195 U.S. 27 (1904), argued 2 Dec. 1903, decided 31 May 1904 by vote of 6 to 3; White for the Court, Fuller, Peckham, and Brown in dissent. In 1886, Congress passed legislation based on the taxing power to regulate the production of oleomargarine. Enacted to prevent product adulteration, the law also reflected industrial competition. McCray was fined fifty dollars for violating the law by purchasing for resale artificially colored oleo at the lower tax rate applied to the uncolored variety. The significant constitutional challenges claimed inappropriate use of the taxing power for regulation rather than for revenue; violation of the due process and taking of property clauses of the Fifth Amendment; and violation of states’ rights to regulate business under the Tenth Amendment.
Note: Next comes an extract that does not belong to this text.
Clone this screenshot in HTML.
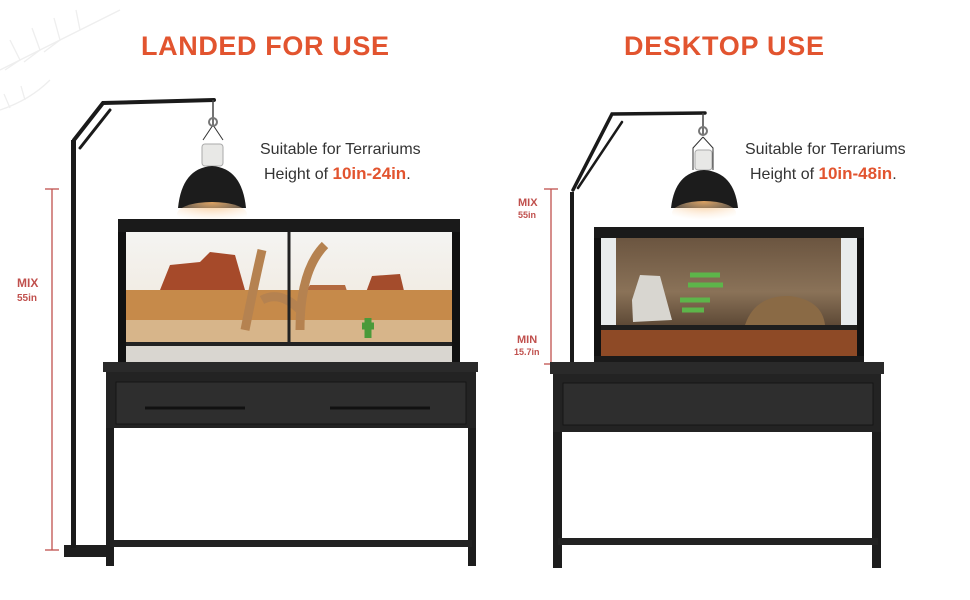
<!DOCTYPE html>
<html><head><meta charset="utf-8"><style>
html,body{margin:0;padding:0;background:#fff;}
svg{display:block}
text{font-family:"Liberation Sans",sans-serif}
</style></head><body>
<svg width="970" height="600" viewBox="0 0 970 600">
<defs>
<radialGradient id="glow" cx="0.5" cy="0" r="0.8">
<stop offset="0" stop-color="#f6b36a" stop-opacity="0.9"/>
<stop offset="1" stop-color="#fbe2c4" stop-opacity="0"/>
</radialGradient>
<linearGradient id="sky" x1="0" y1="0" x2="0" y2="1">
<stop offset="0" stop-color="#f4f4f2"/><stop offset="1" stop-color="#f0e6d8"/>
</linearGradient>
<linearGradient id="rock" x1="0" y1="0" x2="0" y2="1">
<stop offset="0" stop-color="#6b5540"/><stop offset="0.6" stop-color="#8a7258"/><stop offset="1" stop-color="#5a4634"/>
</linearGradient>
</defs>
<g stroke="#eeeeee" stroke-width="1.3" fill="none">
<path d="M0 70 Q60 40 120 10"/><path d="M20 60 l-10 -20 M40 50 l-8 -22 M60 40 l-6 -22 M80 30 l-4 -20 M20 60 l-15 10 M40 50 l-16 12 M60 40 l-16 12"/>
<path d="M0 110 Q30 100 50 80 M10 108 l-6 -14 M25 100 l-4 -14"/>
</g>
<text x="265" y="55" font-size="27" font-weight="bold" fill="#e2542f" text-anchor="middle" textLength="248">LANDED FOR USE</text>
<text x="724" y="55" font-size="27" font-weight="bold" fill="#e2542f" text-anchor="middle" textLength="200">DESKTOP USE</text>
<text x="260" y="154" font-size="16" fill="#333">Suitable for Terrariums</text>
<text x="264" y="179" font-size="16" fill="#333">Height of <tspan fill="#e2542f" font-weight="bold" font-size="17">10in-24in</tspan>.</text>
<text x="745" y="154" font-size="16" fill="#333">Suitable for Terrariums</text>
<text x="750" y="179" font-size="16" fill="#333">Height of <tspan fill="#e2542f" font-weight="bold" font-size="17">10in-48in</tspan>.</text>

<g stroke="#c0504d" stroke-width="1.3">
<line x1="52" y1="189" x2="52" y2="550"/><line x1="45" y1="189" x2="59" y2="189"/><line x1="45" y1="550" x2="59" y2="550"/>
</g>
<text x="17" y="287" font-size="12" font-weight="bold" fill="#c0504d">MIX</text>
<text x="17" y="301" font-size="10" font-weight="bold" fill="#c0504d">55in</text>

<rect x="64" y="545" width="46" height="12" fill="#1e1e1e"/>
<rect x="71" y="140" width="5" height="408" fill="#1a1a1a"/>
<g stroke="#1a1a1a" stroke-width="4" fill="none" stroke-linecap="round">
<path d="M74 140 L103 103 L214 100"/><path d="M80 148 L110 110" stroke-width="3"/>
</g>
<line x1="213" y1="100" x2="213" y2="125" stroke="#444" stroke-width="1.5"/>
<path d="M213 125 L203 140 M213 125 L223 140" stroke="#333" stroke-width="1"/>
<circle cx="213" cy="122" r="4" fill="none" stroke="#777" stroke-width="2"/>
<rect x="202" y="144" width="21" height="22" rx="3" fill="#e8e8e6" stroke="#aaa"/>
<path d="M178 208 Q182 168 212 166 Q242 168 246 208 Z" fill="#1c1c1c"/>
<ellipse cx="212" cy="214" rx="35" ry="12" fill="url(#glow)"/>

<rect x="118" y="219" width="342" height="146" fill="#111"/>
<rect x="126" y="232" width="326" height="112" fill="url(#sky)"/>
<path d="M160 290 L170 265 L200 262 L210 252 L235 255 L245 290 Z" fill="#a64a2a"/>
<path d="M365 295 L372 276 L400 274 L405 295 Z" fill="#a44c2c"/>
<path d="M300 300 L310 285 L345 285 L350 300Z" fill="#b36a3f"/>
<rect x="126" y="290" width="326" height="45" fill="#c68a4a"/>
<rect x="126" y="320" width="326" height="24" fill="#d7b58a"/>
<path d="M245 330 Q255 280 262 250 M300 330 Q300 270 325 245 M262 300 Q280 290 300 310" stroke="#b58250" stroke-width="9" fill="none"/>
<path d="M368 338 L368 318 M362 326 h12" stroke="#4a9a3a" stroke-width="7"/>
<rect x="126" y="344" width="326" height="20" fill="#d9d6d0"/>
<rect x="126" y="342" width="326" height="4" fill="#222"/>
<line x1="289" y1="222" x2="289" y2="345" stroke="#222" stroke-width="3"/>
<rect x="118" y="219" width="342" height="13" fill="#1a1a1a"/>

<rect x="103" y="362" width="375" height="10" fill="#2a2a2a"/>
<rect x="106" y="372" width="370" height="56" fill="#232323"/>
<rect x="116" y="382" width="350" height="42" fill="#2e2e2e" stroke="#151515"/>
<line x1="145" y1="408" x2="245" y2="408" stroke="#111" stroke-width="3"/>
<line x1="330" y1="408" x2="430" y2="408" stroke="#111" stroke-width="3"/>
<rect x="106" y="428" width="8" height="138" fill="#1d1d1d"/>
<rect x="468" y="428" width="8" height="138" fill="#1d1d1d"/>
<rect x="110" y="540" width="362" height="7" fill="#222"/>

<g stroke="#c0504d" stroke-width="1.3">
<line x1="551" y1="189" x2="551" y2="364"/><line x1="544" y1="189" x2="558" y2="189"/><line x1="544" y1="364" x2="558" y2="364"/>
</g>
<text x="518" y="206" font-size="11" font-weight="bold" fill="#c0504d">MIX</text>
<text x="518" y="218" font-size="9" font-weight="bold" fill="#c0504d">55in</text>
<text x="517" y="343" font-size="11" font-weight="bold" fill="#c0504d">MIN</text>
<text x="514" y="355" font-size="9" font-weight="bold" fill="#c0504d">15.7in</text>

<rect x="570" y="192" width="4" height="172" fill="#1a1a1a"/>
<g stroke="#1a1a1a" stroke-width="3.5" fill="none" stroke-linecap="round">
<path d="M573 190 L612 114 L705 113"/><path d="M578 188 L622 122" stroke-width="2.5"/>
</g>
<line x1="703" y1="113" x2="703" y2="135" stroke="#444" stroke-width="1.5"/>
<circle cx="703" cy="131" r="4" fill="none" stroke="#777" stroke-width="2"/>
<path d="M703 137 L693 148 L693 170 M703 137 L713 148 L713 170" stroke="#333" stroke-width="1" fill="none"/>
<rect x="695" y="150" width="17" height="20" rx="3" fill="#e8e8e6" stroke="#aaa"/>
<path d="M671 208 Q675 172 704 170 Q734 172 738 208 Z" fill="#1c1c1c"/>
<ellipse cx="704" cy="213" rx="32" ry="12" fill="url(#glow)"/>

<rect x="594" y="227" width="270" height="138" fill="#121212"/>
<rect x="601" y="238" width="256" height="90" fill="#e8ebec"/>
<rect x="616" y="238" width="225" height="90" fill="url(#rock)"/>
<path d="M632 300 L640 275 L660 276 L672 320 L633 322Z" fill="#d8d6d0"/>
<path d="M690 275 h30 M688 285 h35 M680 300 h30 M682 310 h22" stroke="#5db54a" stroke-width="5"/>
<path d="M745 325 Q755 295 790 296 Q822 300 825 325Z" fill="#8a6a45"/>
<rect x="601" y="325" width="256" height="5" fill="#1e1e1e"/>
<rect x="601" y="330" width="256" height="28" fill="#8e4a26"/>
<rect x="594" y="227" width="270" height="11" fill="#1a1a1a"/>
<rect x="594" y="356" width="270" height="9" fill="#1a1a1a"/>

<rect x="550" y="362" width="334" height="12" fill="#2a2a2a"/>
<rect x="553" y="374" width="328" height="58" fill="#232323"/>
<rect x="563" y="383" width="310" height="42" fill="#2e2e2e" stroke="#151515"/>
<rect x="553" y="432" width="9" height="136" fill="#1d1d1d"/>
<rect x="872" y="432" width="9" height="136" fill="#1d1d1d"/>
<rect x="558" y="538" width="320" height="7" fill="#222"/>
</svg>
</body></html>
Justice Edward D. White argued vigorously against judicial interference with the powers of Congress, especially since an excise tax violated no expressed constitutional limitations on the taxing power. Nor did the Fifth and Tenth Amendments vitiate the original grant of the tax power. Due process was not violated when Congress categorized and taxed products to prevent fraud. Citing McCulloch v. Maryland (1819), White declined to hold the tax unconstitutional because of its potential negative impact on production of oleomargarine. Reserving the right to inquire into abuses, the Court sustained broad use of the taxing power for purposes beyond revenue raising.
McCray established the taxing power as an additional base for exercise of a federal police power. Constricted in the 1920s, the tax power was nevertheless reclaimed by the New Deal as a basis for general welfare legislation.